A) Cloud Scheduler with triggered Compute Engine scripts B) Cloud Build with triggers connected to Cloud Deploy C) Artifact Registry with automatic GKE synchronization D) Cloud Run Jobs with repository event subscriptions
Answer: B. Cloud Build provides native integration with source repositories to trigger automated build pipelines on code push events, and Cloud Deploy extends this pipeline with managed continuous delivery to GKE, including approval gates, rollout tracking, and deployment history for production-grade delivery workflows.
Question 23: A team needs to store Docker container images built by Cloud Build and wants to enforce vulnerability scanning on every image before it is deployed to production. Which service and feature combination meets this requirement?
A) Cloud Storage with manual image inspection scripts B) Container Registry with Binary Authorization policies C) Artifact Registry with automated vulnerability scanning enabled D) Cloud Build with integrated security scanning steps only
Answer: C. Artifact Registry is Google Cloud’s recommended container image registry that supports automated vulnerability scanning through integration with Container Analysis, providing detailed reports on known vulnerabilities in image layers and enabling policy enforcement before deployment.
Question 24: Your organization requires that only container images that have been cryptographically signed by an authorized build system can be deployed to production GKE clusters. Which Google Cloud security feature enforces this requirement?
A) Cloud Armor with custom security policies B) Binary Authorization with attestation policies C) VPC Service Controls with GKE perimeter rules D) Identity-Aware Proxy with cluster-level authentication
Answer: B. Binary Authorization is a deploy-time security control for GKE that requires container images to have valid attestations, which are cryptographic signatures created by authorized signers such as a trusted CI/CD system, before allowing them to be deployed to protected clusters.
Question 25: A microservices application deployed on GKE requires that each service can only communicate with specific other services, and all inter-service communication must be encrypted in transit without modifying application code. Which technology implements this requirement most effectively?
A) Kubernetes Network Policies with TLS termination at the ingress B) Cloud Armor with service-level access rules C) Anthos Service Mesh with mutual TLS and authorization policies D) VPC firewall rules with pod-level IP filtering
Answer: C. Anthos Service Mesh implements a service mesh using Istio that automatically handles mutual TLS encryption for all inter-service communication and enforces fine-grained authorization policies controlling which services can communicate with each other, all without requiring any changes to application code.
Conclusion
These twenty-five practice questions represent a cross-section of the knowledge domains tested in the Google Cloud Professional Cloud Developer certification exam, covering everything from foundational architecture decisions through storage selection, container deployment, security configuration, event-driven design, serverless development, observability implementation, and DevOps pipeline construction. Working through each question carefully and understanding not just the correct answer but the reasoning behind why each incorrect option falls short is where the deepest learning occurs. Simply memorizing correct answers without understanding the underlying concepts will leave you vulnerable to exam questions that present the same scenario from a slightly different angle.

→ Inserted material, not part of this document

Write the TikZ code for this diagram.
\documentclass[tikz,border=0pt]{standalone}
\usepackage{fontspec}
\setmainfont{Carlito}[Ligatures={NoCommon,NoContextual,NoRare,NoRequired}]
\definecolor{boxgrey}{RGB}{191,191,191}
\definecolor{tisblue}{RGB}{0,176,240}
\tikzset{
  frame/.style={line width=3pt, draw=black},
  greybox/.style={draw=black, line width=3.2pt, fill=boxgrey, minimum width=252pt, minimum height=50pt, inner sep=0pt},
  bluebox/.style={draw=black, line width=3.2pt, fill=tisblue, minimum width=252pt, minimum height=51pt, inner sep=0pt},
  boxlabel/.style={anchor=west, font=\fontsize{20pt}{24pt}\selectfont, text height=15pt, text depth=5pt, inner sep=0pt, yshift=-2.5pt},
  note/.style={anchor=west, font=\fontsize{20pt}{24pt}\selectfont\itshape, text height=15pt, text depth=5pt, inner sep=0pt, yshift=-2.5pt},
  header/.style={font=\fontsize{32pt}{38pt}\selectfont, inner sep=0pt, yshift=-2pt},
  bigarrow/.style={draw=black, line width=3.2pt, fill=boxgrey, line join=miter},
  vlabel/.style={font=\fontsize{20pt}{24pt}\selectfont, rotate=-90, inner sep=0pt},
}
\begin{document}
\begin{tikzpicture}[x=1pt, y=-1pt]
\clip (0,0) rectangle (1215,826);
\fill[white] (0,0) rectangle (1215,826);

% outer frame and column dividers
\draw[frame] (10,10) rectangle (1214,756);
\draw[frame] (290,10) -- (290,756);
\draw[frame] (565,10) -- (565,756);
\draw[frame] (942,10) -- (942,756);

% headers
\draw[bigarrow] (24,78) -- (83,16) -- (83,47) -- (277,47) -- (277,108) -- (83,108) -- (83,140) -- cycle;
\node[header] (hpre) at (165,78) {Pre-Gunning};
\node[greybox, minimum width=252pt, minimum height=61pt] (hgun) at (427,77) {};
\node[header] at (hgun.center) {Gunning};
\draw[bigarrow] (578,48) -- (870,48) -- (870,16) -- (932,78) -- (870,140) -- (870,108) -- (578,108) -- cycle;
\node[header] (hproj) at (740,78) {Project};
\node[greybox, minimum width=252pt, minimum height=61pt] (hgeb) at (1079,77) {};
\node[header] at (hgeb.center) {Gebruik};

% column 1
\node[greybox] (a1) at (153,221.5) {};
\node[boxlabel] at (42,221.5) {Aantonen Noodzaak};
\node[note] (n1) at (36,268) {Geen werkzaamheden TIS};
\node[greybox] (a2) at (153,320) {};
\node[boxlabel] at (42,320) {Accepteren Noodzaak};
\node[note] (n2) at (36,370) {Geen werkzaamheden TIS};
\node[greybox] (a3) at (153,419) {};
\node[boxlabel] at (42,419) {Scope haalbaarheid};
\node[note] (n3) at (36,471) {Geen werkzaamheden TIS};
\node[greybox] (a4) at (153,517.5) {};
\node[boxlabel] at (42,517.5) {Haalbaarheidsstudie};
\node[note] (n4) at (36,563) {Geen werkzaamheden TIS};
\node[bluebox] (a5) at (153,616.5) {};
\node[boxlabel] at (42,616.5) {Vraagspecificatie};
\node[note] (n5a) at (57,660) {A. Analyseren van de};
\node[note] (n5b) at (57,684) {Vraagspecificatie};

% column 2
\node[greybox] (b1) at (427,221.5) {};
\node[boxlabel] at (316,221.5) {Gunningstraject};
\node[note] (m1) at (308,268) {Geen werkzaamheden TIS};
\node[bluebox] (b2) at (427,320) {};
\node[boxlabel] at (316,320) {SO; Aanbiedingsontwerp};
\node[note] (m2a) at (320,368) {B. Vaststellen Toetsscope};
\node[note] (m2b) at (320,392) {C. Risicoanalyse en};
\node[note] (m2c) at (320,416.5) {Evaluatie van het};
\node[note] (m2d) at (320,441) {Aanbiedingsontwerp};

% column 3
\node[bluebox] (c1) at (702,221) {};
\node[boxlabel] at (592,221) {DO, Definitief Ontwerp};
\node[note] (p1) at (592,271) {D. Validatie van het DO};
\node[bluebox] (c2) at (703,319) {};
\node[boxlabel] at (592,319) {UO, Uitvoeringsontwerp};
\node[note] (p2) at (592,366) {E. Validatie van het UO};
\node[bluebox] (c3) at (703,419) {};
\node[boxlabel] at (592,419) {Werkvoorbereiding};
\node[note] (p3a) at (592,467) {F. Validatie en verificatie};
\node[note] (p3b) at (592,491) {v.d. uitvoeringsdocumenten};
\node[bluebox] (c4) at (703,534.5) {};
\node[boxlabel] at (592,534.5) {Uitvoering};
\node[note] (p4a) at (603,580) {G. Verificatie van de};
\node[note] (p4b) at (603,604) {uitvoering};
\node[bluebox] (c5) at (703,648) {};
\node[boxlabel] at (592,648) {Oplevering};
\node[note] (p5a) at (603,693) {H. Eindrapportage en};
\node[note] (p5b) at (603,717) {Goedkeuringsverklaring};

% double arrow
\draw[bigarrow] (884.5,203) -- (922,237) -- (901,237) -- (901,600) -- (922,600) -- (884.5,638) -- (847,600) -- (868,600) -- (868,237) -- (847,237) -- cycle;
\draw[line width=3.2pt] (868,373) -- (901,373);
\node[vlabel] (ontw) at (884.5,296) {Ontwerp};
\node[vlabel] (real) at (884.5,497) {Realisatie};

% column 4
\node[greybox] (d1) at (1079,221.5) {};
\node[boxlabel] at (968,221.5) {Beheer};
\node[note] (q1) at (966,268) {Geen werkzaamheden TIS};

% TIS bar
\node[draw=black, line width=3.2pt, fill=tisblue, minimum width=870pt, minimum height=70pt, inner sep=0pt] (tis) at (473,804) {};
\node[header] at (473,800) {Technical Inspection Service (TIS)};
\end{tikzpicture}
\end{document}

The Google Cloud Professional Cloud Developer certification is a rigorous credential that demands genuine platform fluency rather than surface-level familiarity. Candidates who perform well on exam day are those who have spent meaningful hours building and deploying real applications on Google Cloud, not just those who have read the most documentation. Every concept tested in this question set maps to a real architectural decision that developers face when building production systems on Google Cloud, which means the knowledge you build while preparing for this exam translates directly into better technical judgment on the job.
As you review your performance on these questions, pay particular attention to the areas where your answers were uncertain or incorrect. Security questions around service account management, least privilege principles, and secret handling consistently trip up candidates who have strong deployment knowledge but less experience with Google Cloud’s identity and access management model. Similarly, questions around choosing the right database service for specific workload characteristics require a nuanced understanding of the trade-offs between consistency, scalability, latency, and cost that only comes from studying each service’s design principles in depth.

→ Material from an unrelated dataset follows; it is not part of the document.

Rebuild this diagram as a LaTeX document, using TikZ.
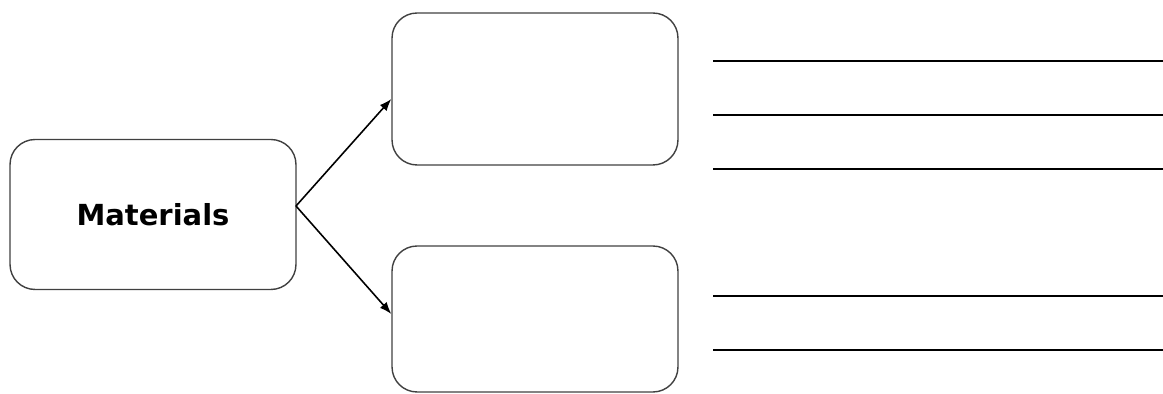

Incorporate these questions into a broader study plan that includes hands-on labs through Google Cloud Skills Boost, review of the official exam guide published by Google, and regular practice with full-length timed mock exams as your exam date approaches. The combination of conceptual understanding, practical experience, and exam technique is what separates candidates who pass comfortably from those who fall just short. Use the gaps revealed by this question set as a precise map for your remaining study effort, and approach your final preparation with confidence knowing that every question you analyze brings you one step closer to earning one of the most respected cloud developer certifications available in the technology industry today.